What is the most popular color for a kitchen cabinet?
‘A kitchen is a long-term investment, so go for a neutral palette that you will not tire of and add punch of color with accessories and artwork,’ says Gail Taylor, th2 Designs. ‘An oversized felt pinboard can add a pop of color and is super-useful for all those lists and stray post-it notes.’
However, neutrals aren’t for everyone and the sizeable cost of a new kitchen shouldn’t dictate that you play it safe. It’s more a case of choosing how and where to introduce color, picking spots that can be easily updated, and introducing shades that mirror the color palette in the rest of your home.
For a fresh look, a coastal palette of gentle blues, off-whites and greys is a particularly versatile choice. It's also considerably more forgiving than a brilliant-white kitchen. Build up colors in layers, perhaps opting for cabinets in two or three shades and using tiles and paint to create a clean but warm and inviting scheme.
What colors make a kitchen look bigger?
While light colors are generally recommended for compact kitchens, remember that a small space also has less opportunity to express its personality, so introduce a pop of color where you can, or try pretty pastels. They can prove a great compromise between bright primary colors and boring neutrals. Dusty oyster pinks and pale yellows are currently in vogue and will lift the spirits in a sun-filled kitchen.
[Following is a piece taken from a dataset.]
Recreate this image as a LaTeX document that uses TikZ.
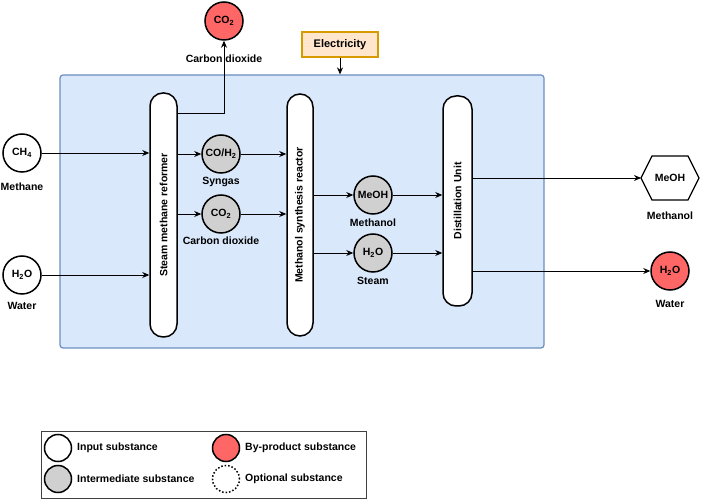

Hi-gloss finishes will also help to bounce the light around, helping to create a sense of openness. They’ll need to be regularly wiped though to clear off finger marks so might not be best suited for family schemes. Matt finishes are popular right now, as are more textured ceramic-look doors. These will lend a little softness to the color and, best of all, require less cleaning.
Avoid cool colors in north facing kitchens as they tend to be too chilly for comfort. If your kitchen lacks natural daylight, consider going with the gloom by choosing dramatically dark colors. Jewel tones like deep emerald and rich garnet are on-trend and will lend character in the style of a private members club.
What are modern kitchen colors?
In the past, there may have been an all or nothing approach to color in the kitchen – remember shades of lime green and orange being so popular in the 1970s? The new palette is a little more restrained and considered, with pale blues, shades of grey and darker, inky shades proving popular.
‘Hybrid greys – where the grey is mixed with another color – are on trend for 2021. For example, brown-grey or taupe will maintain grey’s modern look but bring warmth to a scheme,’ explains Kiran Noonan, Marketing Director at John Lewis of Hungerford.
Adding an accent color is as popular as ever and here, yellow comes into its own, particularly in play with darker shades of grey.
‘The rule of thumb is to use color sparingly and in clearly defined areas,’ says Gordon Boyd of Nolte Küchen. ‘Go for a basic color then use an accent shade to highlight certain areas. Alternatively, try corresponding pairs, such as shades of green or blue, or play with natural tones and add a more vibrant splash to certain elements, for example a shelf, sideboard or bench.’
Painting your walls and also cabinets is an easy and modern way to transform a room, and when you inevitably get bored with your chosen color in years to come, it is an easy refresh job.
Gathering together paint cards is a good place to start and, as many cards and brochures now feature ‘complementary’ shades, they’ll also help you to find accent and toning colors, too.
If you’re planning to refresh an existing scheme or don’t want to commit with your cabinetry then accessories are an effective way to add a pop of color. Pick an accent shade and then visit the high street, speak to an interior designer or go online to look for fabrics, china, glassware and small appliances in your chosen shade. A feature wall in the same color will help to bring the whole look together.